EXHIBIT 8.2

Date       , 2000

First Community Bancorp,
6110 El Tordo
Rancho Santa Fe, California 92067

Ladies and Gentlemen:

   We have acted as counsel to First Community Bancorp, a California
corporation ("Parent"), in connection with the planned merger of FCBD Merger
Sub, a California corporation ("Merger Sub"), with and into First Community
Bank of the Desert, a California corporation (the "Company"), pursuant to the
Agreement and Plan of Merger dated as of October 22, 1999 by and among Parent,
Rancho Santa Fe National Bank and the Company (the "Merger Agreement").
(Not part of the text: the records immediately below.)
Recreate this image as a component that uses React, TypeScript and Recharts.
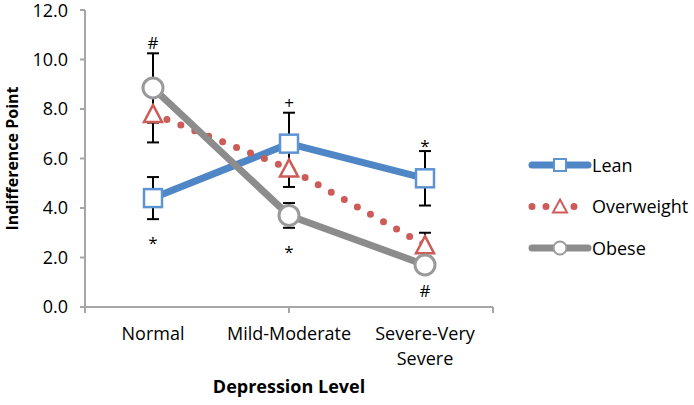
import React from 'react'
import { LineChart, Line, XAxis, YAxis, ErrorBar, LabelList, Legend } from 'recharts'

const categories = ['Normal', 'Mild-Moderate', 'Severe-Very Severe']
const leanValues = [4.4, 6.6, 5.2]
const leanErrors = [0.85, 1.25, 1.1]
const overweightValues = [7.8, 5.6, 2.5]
const overweightErrors = [1.15, 0.75, 0.5]
const obeseValues = [8.85, 3.7, 1.7]
const obeseErrors = [1.4, 0.5, 0.3]
// significance marks shown above / below the error bars
const leanMarksAbove = ['', '+', '*']
const leanMarksBelow = ['*', '', '']
const obeseMarksAbove = ['#', '', '']
const obeseMarksBelow = ['', '*', '#']
const yTicks = [0, 2, 4, 6, 8, 10, 12]

const BLUE = '#4f86c6'
const RED = '#cd5b57'
const GRAY = '#8c8c8c'
const AXIS = '#a6a6a6'
const FONT = '"Open Sans", sans-serif'

const W = 694
const H = 405
const TOP = 10
const X_AXIS_H = 98
const PX_PER_UNIT = (H - TOP - X_AXIS_H) / 12

const data = categories.map((name, i) => ({
  name,
  pos: i + 0.5,
  lean: leanValues[i],
  leanErr: leanErrors[i],
  overweight: overweightValues[i],
  overweightErr: overweightErrors[i],
  obese: obeseValues[i],
  obeseErr: obeseErrors[i],
  leanAbove: leanMarksAbove[i],
  leanBelow: leanMarksBelow[i],
  obeseAbove: obeseMarksAbove[i],
  obeseBelow: obeseMarksBelow[i],
}))

const glyphLift: Record<string, number> = { '#': 6, '+': 6, '*': 11 }

const markLabel = (errors: number[], above: boolean) => (props: any) => {
  const { value, index } = props
  if (!value) return null
  const x = props.viewBox?.x ?? props.x
  const y = props.viewBox?.y ?? props.y
  const err = errors[index] * PX_PER_UNIT
  const center = above ? y - err - 10 : y + err + 19
  return (
    <text x={x} y={center + (glyphLift[value] ?? 6)} textAnchor="middle" fontSize={17} fontFamily={FONT} fill="#000">
      {value}
    </text>
  )
}

const squareDot = (p: any) => (
  <rect key={`sq-${p.index}`} x={p.cx - 9} y={p.cy - 9} width={18} height={18} fill="#fff" stroke="#5f94d2" strokeWidth={2.5} />
)
const triangleDot = (p: any) => (
  <path key={`tr-${p.index}`} d={`M${p.cx},${p.cy - 9} L${p.cx + 9},${p.cy + 8} L${p.cx - 9},${p.cy + 8} Z`} fill="#fff" stroke={RED} strokeWidth={2.5} />
)
const circleDot = (p: any) => (
  <circle key={`ci-${p.index}`} cx={p.cx} cy={p.cy} r={10} fill="#fff" stroke="#9a9a9a" strokeWidth={3} />
)

// wraps the long category name onto two lines like the original
const CategoryTick = ({ x, y, payload }: any) => {
  const label = categories[Math.floor(payload.value)] ?? ''
  const cut = label.lastIndexOf(' ')
  const lines = label.length > 14 && cut > 0 ? [label.slice(0, cut), label.slice(cut + 1)] : [label]
  return (
    <text x={x} y={y} textAnchor="middle" fontSize={18} fontFamily={FONT} fill="#000">
      {lines.map((l, i) => (
        <tspan key={i} x={x} dy={i === 0 ? 13 : 25}>{l}</tspan>
      ))}
    </text>
  )
}

const legendItems = [
  { name: 'Lean', color: BLUE, dash: undefined, marker: 'square' },
  { name: 'Overweight', color: RED, dash: '0 14', marker: 'triangle' },
  { name: 'Obese', color: GRAY, dash: undefined, marker: 'circle' },
]

const renderLegend = () => (
  <svg width={166} height={124}>
    {legendItems.map((item, i) => {
      const cy = 18 + i * 41.5
      const cx = 33
      return (
        <g key={item.name}>
          <line x1={5} x2={61} y1={cy} y2={cy} stroke={item.color} strokeWidth={7} strokeLinecap="round" strokeDasharray={item.dash} />
          {item.marker === 'square' && <rect x={cx - 6} y={cy - 6} width={12} height={12} fill="#fff" stroke="#5f94d2" strokeWidth={2} />}
          {item.marker === 'triangle' && <path d={`M${cx},${cy - 7} L${cx + 7},${cy + 6} L${cx - 7},${cy + 6} Z`} fill="#fff" stroke={RED} strokeWidth={2} />}
          {item.marker === 'circle' && <circle cx={cx} cy={cy} r={6.5} fill="#fff" stroke="#9a9a9a" strokeWidth={2} />}
          <text x={65} y={cy + 6.5} fontSize={18} fontFamily={FONT} fill="#000">{item.name}</text>
        </g>
      )
    })}
  </svg>
)

export default function App() {
  return (
    <div style={{ position: 'absolute', left: 0, top: 0, width: W, height: H, background: '#fff' }}>
      <LineChart width={W} height={H} data={data} margin={{ top: TOP, right: 201, bottom: 0, left: 0 }}>
        <XAxis
          xAxisId="b_cat"
          dataKey="pos"
          type="number"
          domain={[0, 3]}
          ticks={[0.5, 1.5, 2.5]}
          height={X_AXIS_H - 1}
          axisLine={false}
          tickLine={false}
          tickSize={0}
          tickMargin={19}
          tick={<CategoryTick />}
          label={{ value: 'Depression Level', position: 'insideBottom', offset: 12, fontSize: 18, fontWeight: 'bold', fontFamily: FONT, fill: '#000' }}
        />
        <XAxis
          xAxisId="a_frame"
          type="number"
          domain={[0, 3]}
          ticks={[0, 1, 2, 3]}
          tickFormatter={() => ''}
          height={1}
          tickSize={6}
          stroke={AXIS}
          strokeWidth={2}
        />
        <YAxis
          domain={[0, 12]}
          ticks={yTicks}
          tickFormatter={(v: number) => v.toFixed(1)}
          width={85}
          tickSize={5}
          tickMargin={12}
          stroke={AXIS}
          strokeWidth={2}
          tick={{ fill: '#000', fontSize: 18, fontFamily: FONT }}
          label={{ value: 'Indifference Point', angle: -90, position: 'insideLeft', offset: 12, fontSize: 16, fontWeight: 'bold', fontFamily: FONT, fill: '#000', style: { textAnchor: 'middle' } }}
        />
        <Legend verticalAlign="middle" align="center" layout="horizontal" wrapperStyle={{ left: 527, top: 147, width: 166 }} content={renderLegend} />
        <Line xAxisId="b_cat" dataKey="lean" name="Lean" stroke={BLUE} strokeWidth={7} dot={squareDot} isAnimationActive={false}>
          <ErrorBar dataKey="leanErr" width={6} stroke="#000" strokeWidth={2} direction="y" />
          <LabelList dataKey="leanAbove" content={markLabel(leanErrors, true)} />
          <LabelList dataKey="leanBelow" content={markLabel(leanErrors, false)} />
        </Line>
        <Line xAxisId="b_cat" dataKey="overweight" name="Overweight" stroke={RED} strokeWidth={7} strokeDasharray="0 15" strokeLinecap="round" dot={triangleDot} isAnimationActive={false}>
          <ErrorBar dataKey="overweightErr" width={6} stroke="#000" strokeWidth={2} direction="y" />
        </Line>
        <Line xAxisId="b_cat" dataKey="obese" name="Obese" stroke={GRAY} strokeWidth={7} dot={circleDot} isAnimationActive={false}>
          <ErrorBar dataKey="obeseErr" width={6} stroke="#000" strokeWidth={2} direction="y" />
          <LabelList dataKey="obeseAbove" content={markLabel(obeseErrors, true)} />
          <LabelList dataKey="obeseBelow" content={markLabel(obeseErrors, false)} />
        </Line>
      </LineChart>
    </div>
  )
}
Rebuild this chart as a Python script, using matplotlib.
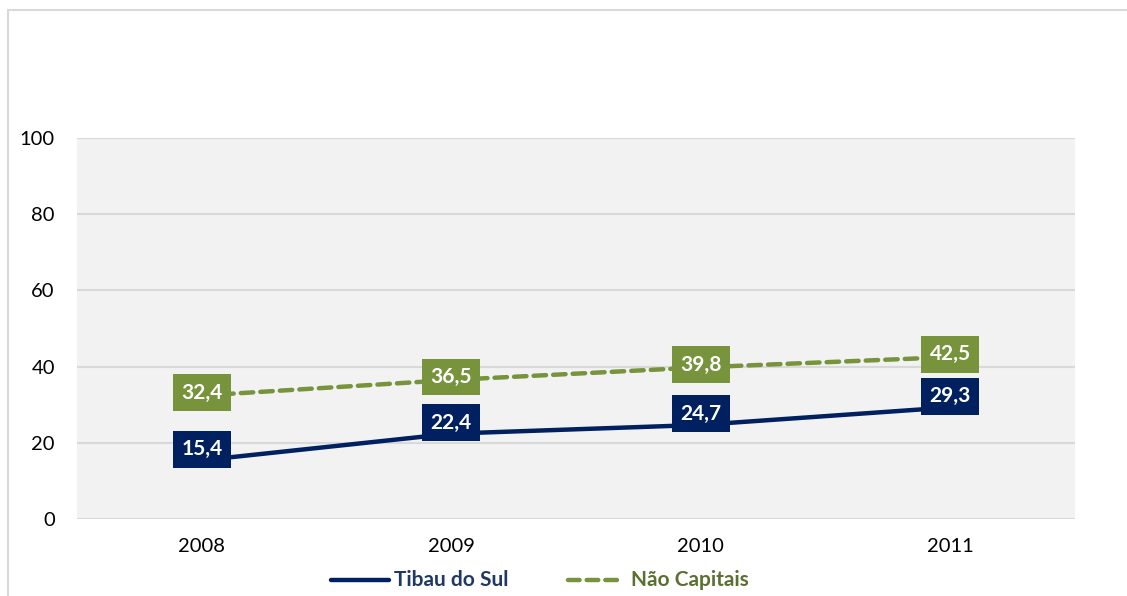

All
capitalized terms used and not otherwise defined herein shall have the meanings
provided in the Merger Agreement.

   For purposes of this opinion, we have reviewed the Merger Agreement and such
other documents and matters of law and fact as we have considered necessary or
appropriate, and we have assumed, with your consent that: (i) the Merger will
be completed in the manner set forth in the Merger Agreement and in the
Registration Statement on Form S-4 of Parent, including the Proxy Statement of
the Company and the Prospectus of Parent contained therein, and (ii) the
representations contained in the letters of representation from Parent and the
Company to us both dated [Date      ], 2000, will be true and complete at the
Effective Time.

   Based upon and subject to the forgoing, and our consideration of such other
matters of fact and law as we have considered necessary or appropriate, it is
our opinion, under presently applicable United States Federal income tax law
that:

   (1) The Merger will constitute a "reorganization" within the meaning of
Section 368(a) of the Internal Revenue Code of 1986, as amended (the "Code");
and

   (2) The Parent and the Company will be parties to that reorganization within
the meaning of Section 368(b) of the Code.